### GIVEN TASK
Would you return the run of lines that starts at the one with "Output the Python" and ends at the one with "plt.rcParams['font.family'] = ['Liberation", ends included, exactly as written and without the images?

==== EXTRACTED RECORDS

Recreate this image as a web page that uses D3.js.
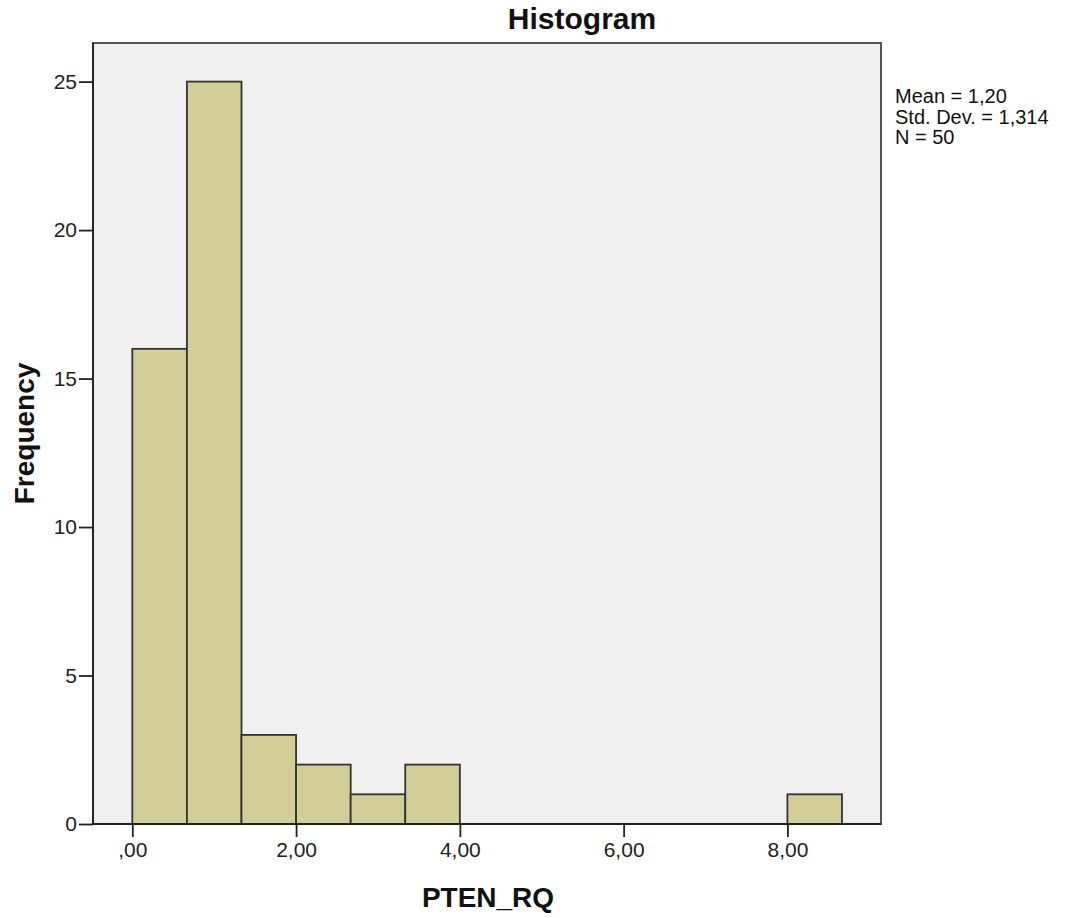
<!DOCTYPE html>
<html><head><meta charset="utf-8">
<script src="https://cdn.jsdelivr.net/npm/d3@7"></script>
<style>body{margin:0;background:#fff;} svg{display:block;font-family:"Liberation Sans",Arial,sans-serif;}</style>
</head><body>
<svg id="c" width="1066" height="918"></svg>
<script>
const binStart = [0, 0.6667, 1.3333, 2.0, 2.6667, 3.3333, 4.0, 4.6667, 5.3333, 6.0, 6.6667, 7.3333, 8.0];
const binWidth = 0.6667;
const counts = [16, 25, 3, 2, 1, 2, 0, 0, 0, 0, 0, 0, 1];
const xTicks = [0, 2, 4, 6, 8];
const xTickLabels = [",00", "2,00", "4,00", "6,00", "8,00"];
const yTicks = [0, 5, 10, 15, 20, 25];
const statsLines = ["Mean = 1,20", "Std. Dev. = 1,314", "N = 50"];

const svg = d3.select("#c");
const L = 93, R = 881, T = 43, B = 824;
const x = d3.scaleLinear().domain([-0.48, 9.143]).range([L, R]);
const y = d3.scaleLinear().domain([0, 26.3]).range([B, T]);

svg.append("rect").attr("x", L).attr("y", T).attr("width", R - L).attr("height", B - T)
  .attr("fill", "#f0f0f0").attr("stroke", "#555").attr("stroke-width", 2);

svg.append("g").selectAll("rect").data(binStart.map((s, i) => ({s, c: counts[i]})).filter(d => d.c > 0))
  .join("rect")
  .attr("x", d => x(d.s)).attr("width", d => x(d.s + binWidth) - x(d.s))
  .attr("y", d => y(d.c)).attr("height", d => y(0) - y(d.c))
  .attr("fill", "#d3ce98").attr("stroke", "#333").attr("stroke-width", 1.8);

// axes lines
svg.append("line").attr("x1", L).attr("x2", R).attr("y1", B).attr("y2", B).attr("stroke", "#222").attr("stroke-width", 1.8);
svg.append("line").attr("x1", L).attr("x2", L).attr("y1", T).attr("y2", B).attr("stroke", "#222").attr("stroke-width", 1.8);

const yAxis = d3.axisLeft(y).tickValues(yTicks).tickSize(14).tickPadding(2);
const gy = svg.append("g").attr("transform", `translate(${L},0)`).call(yAxis);
gy.select(".domain").remove();
gy.selectAll("line").attr("stroke", "#222").attr("stroke-width", 1.8);
gy.selectAll("text").attr("font-size", 21).attr("fill", "#222").attr("font-family", "Liberation Sans, Arial, sans-serif");

const xAxis = d3.axisBottom(x).tickValues(xTicks).tickFormat((d, i) => xTickLabels[i]).tickSize(13).tickPadding(5);
const gx = svg.append("g").attr("transform", `translate(0,${B})`).call(xAxis);
gx.select(".domain").remove();
gx.selectAll("line").attr("stroke", "#222").attr("stroke-width", 1.8);
gx.selectAll("text").attr("font-size", 21).attr("fill", "#222").attr("font-family", "Liberation Sans, Arial, sans-serif");

svg.append("text").attr("x", 582).attr("y", 29).attr("text-anchor", "middle")
  .attr("font-size", 30).attr("font-weight", "bold").attr("fill", "#111").text("Histogram");
svg.append("text").attr("x", 488).attr("y", 907).attr("text-anchor", "middle")
  .attr("font-size", 28).attr("font-weight", "bold").attr("fill", "#111").text("PTEN_RQ");
svg.append("text").attr("transform", `translate(34,${(T + B) / 2}) rotate(-90)`).attr("text-anchor", "middle")
  .attr("font-size", 28).attr("font-weight", "bold").attr("fill", "#111").text("Frequency");

svg.append("g").selectAll("text").data(statsLines).join("text")
  .attr("x", 895).attr("y", (d, i) => 103 + i * 20.7)
  .attr("font-size", 20).attr("fill", "#111").text(d => d);
</script>
</body></html>
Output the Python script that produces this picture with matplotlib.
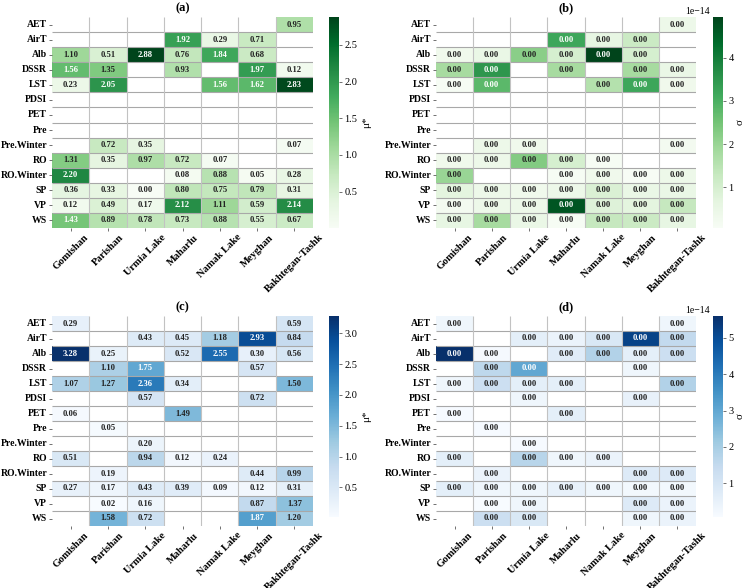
import numpy as np
import matplotlib
matplotlib.use("Agg")
import matplotlib.pyplot as plt
import seaborn as sns

plt.rcParams['font.family'] = ['Liberation Serif', 'DejaVu Serif']

sites = ["Gomishan", "Parishan", "Urmia Lake", "Maharlu", "Namak Lake", "Meyghan", "Bakhtegan-Tashk"]
variables = ["AET", "AirT", "Alb", "DSSR", "LST", "PDSI", "PET", "Pre", "Pre.Winter",
             "RO", "RO.Winter", "SP", "VP", "WS"]
N = np.nan

# (a) mu* - first set
mu_a = np.array([
    [N, N, N, N, N, N, 0.95],
    [N, N, N, 1.92, 0.29, 0.71, N],
    [1.10, 0.51, 2.88, 0.76, 1.84, 0.68, N],
    [1.56, 1.35, N, 0.93, N, 1.97, 0.12],
    [0.23, 2.05, N, N, 1.56, 1.62, 2.83],
    [N, N, N, N, N, N, N],
    [N, N, N, N, N, N, N],
    [N, N, N, N, N, N, N],
    [N, 0.72, 0.35, N, N, N, 0.07],
    [1.31, 0.35, 0.97, 0.72, 0.07, N, N],
    [2.20, N, N, 0.08, 0.88, 0.05, 0.28],
    [0.36, 0.33, 0.004, 0.80, 0.75, 0.79, 0.31],
    [0.12, 0.49, 0.17, 2.12, 1.11, 0.59, 2.14],
    [1.43, 0.89, 0.78, 0.73, 0.88, 0.55, 0.67],
])

# (b) sigma - first set (x 1e-14)
sigma_b = np.array([
    [N, N, N, N, N, N, 0.4],
    [N, N, N, 3.2, 0.6, 1.2, N],
    [0.3, 0.5, 2.2, 1.0, 4.95, 1.0, N],
    [1.8, 3.5, N, 1.8, N, 1.8, 0.5],
    [0.1, 2.8, N, N, 1.6, 3.2, 0.3],
    [N, N, N, N, N, N, N],
    [N, N, N, N, N, N, N],
    [N, N, N, N, N, N, N],
    [N, 0.4, 0.3, N, N, N, 0.2],
    [0.3, 0.4, 2.3, 1.0, 0.1, N, N],
    [2.0, N, N, 0.1, 0.3, 0.05, 0.4],
    [0.7, 0.4, 0.3, 0.4, 0.9, 0.5, 0.5],
    [0.2, 0.4, 0.4, 4.7, 0.8, 0.7, 1.3],
    [0.6, 1.8, 0.5, 0.1, 1.3, 1.2, 0.6],
]) * 1e-14

# (c) mu* - second set
mu_c = np.array([
    [0.29, N, N, N, N, N, 0.59],
    [N, N, 0.43, 0.45, 1.18, 2.93, 0.84],
    [3.28, 0.25, N, 0.52, 2.55, 0.30, 0.56],
    [N, 1.10, 1.75, N, N, 0.57, N],
    [1.07, 1.27, 2.36, 0.34, N, N, 1.50],
    [N, N, 0.57, N, N, 0.72, N],
    [0.06, N, N, 1.49, N, N, N],
    [N, 0.05, N, N, N, N, N],
    [N, N, 0.20, N, N, N, N],
    [0.51, N, 0.94, 0.12, 0.24, N, N],
    [N, 0.19, N, N, N, 0.44, 0.99],
    [0.27, 0.17, 0.43, 0.39, 0.09, 0.12, 0.31],
    [N, 0.02, 0.16, N, N, 0.87, 1.37],
    [N, 1.58, 0.72, N, N, 1.87, 1.20],
])

# (d) sigma - second set (x 1e-14)
sigma_d = np.array([
    [0.3, N, N, N, N, N, 0.3],
    [N, N, 0.6, 0.4, 0.9, 5.2, 1.5],
    [5.6, 0.15, N, 0.7, 1.8, 0.6, 1.3],
    [N, 1.6, 3.0, N, N, 0.3, N],
    [0.3, 1.3, 0.6, 0.6, N, N, 1.8],
    [N, N, 0.3, N, N, 0.5, N],
    [0.1, N, N, 0.6, N, N, N],
    [N, 0.1, N, N, N, N, N],
    [N, N, 0.1, N, N, N, N],
    [0.6, N, 1.7, 0.3, 0.4, N, N],
    [N, 0.4, N, N, N, 0.8, 0.8],
    [0.6, 0.3, 0.3, 0.5, 0.3, 0.2, 0.2],
    [N, 0.07, 0.3, N, N, 0.8, 0.4],
    [N, 1.3, 0.9, N, N, 0.3, 0.4],
]) * 1e-14

W, H = 743, 588
fig = plt.figure(figsize=(W / 100, H / 100), dpi=100)


def px_axes(x0, y0, x1, y1):
    return fig.add_axes([x0 / W, 1 - y1 / H, (x1 - x0) / W, (y1 - y0) / H])


panels = [
    (mu_a, "Greens", "(a)", "μ*", 3, (52, 17, 313, 228), (329, 17, 339, 228)),
    (sigma_b, "Greens", "(b)", "σ", 1, (436, 17, 696, 228), (713, 17, 723, 228)),
    (mu_c, "Blues", "(c)", "μ*", 3, (52, 316, 313, 526), (329, 316, 339, 517)),
    (sigma_d, "Blues", "(d)", "σ", 1, (436, 316, 696, 526), (713, 316, 723, 517)),
]

for data, cmap, title, clabel, lpad, box, cbox in panels:
    ax = px_axes(*box)
    cax = px_axes(*cbox)
    vmin, vmax = np.nanmin(data), np.nanmax(data)
    exp = int(np.floor(np.log10(vmax)))
    scale = 10.0 ** exp if abs(exp) >= 4 else 1.0
    sns.heatmap(data / scale, ax=ax, cbar_ax=cax, cmap=cmap, annot=False,
                xticklabels=sites, yticklabels=variables)
    nr, nc = data.shape
    for i in range(nr):
        for j in range(nc):
            v = data[i, j]
            if np.isnan(v):
                continue
            frac = (v - vmin) / (vmax - vmin)
            ax.text(j + 0.5, i + 0.5, f"{v:.2f}", ha="center", va="center",
                    fontsize=6.2, fontweight="bold",
                    color="white" if frac > 0.485 else "#222222")
    ax.hlines(np.arange(1, nr), 0, nc, colors="0.66", linewidth=0.8)
    ax.vlines(np.arange(1, nc), 0, nr, colors="0.76", linewidth=0.8)
    ax.set_title(title, fontsize=9, fontweight="bold", pad=4)
    ax.tick_params(axis="both", length=2.5, width=0.6, color="0.35", pad=1)
    ax.set_yticklabels(variables, rotation=0, fontsize=7, fontweight="bold")
    ax.set_xticklabels(sites, rotation=45, ha="center", fontsize=7.5, fontweight="bold")
    cb = ax.collections[0].colorbar
    cb.outline.set_visible(False)
    cax.tick_params(labelsize=7.5, length=2.5, width=0.6, color="0.35", pad=1.5)
    cb.set_label(clabel, fontsize=8, labelpad=lpad)
    if scale != 1.0:
        bx0 = cbox[0] - 3
        fig.text(bx0 / W, 1 - (cbox[1] - 1) / H,
                 f"1e\u2212{abs(exp)}" if exp < 0 else f"1e{exp}",
                 ha="right", va="bottom", fontsize=7)

fig.savefig("out.png", dpi=100)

========

### SOLUTION TO THE EXERCISE
Output the Python script that produces this picture with matplotlib.
import numpy as np
import matplotlib
matplotlib.use("Agg")
import matplotlib.pyplot as plt
import seaborn as sns

plt.rcParams['font.family'] = ['Liberation Serif', 'DejaVu Serif']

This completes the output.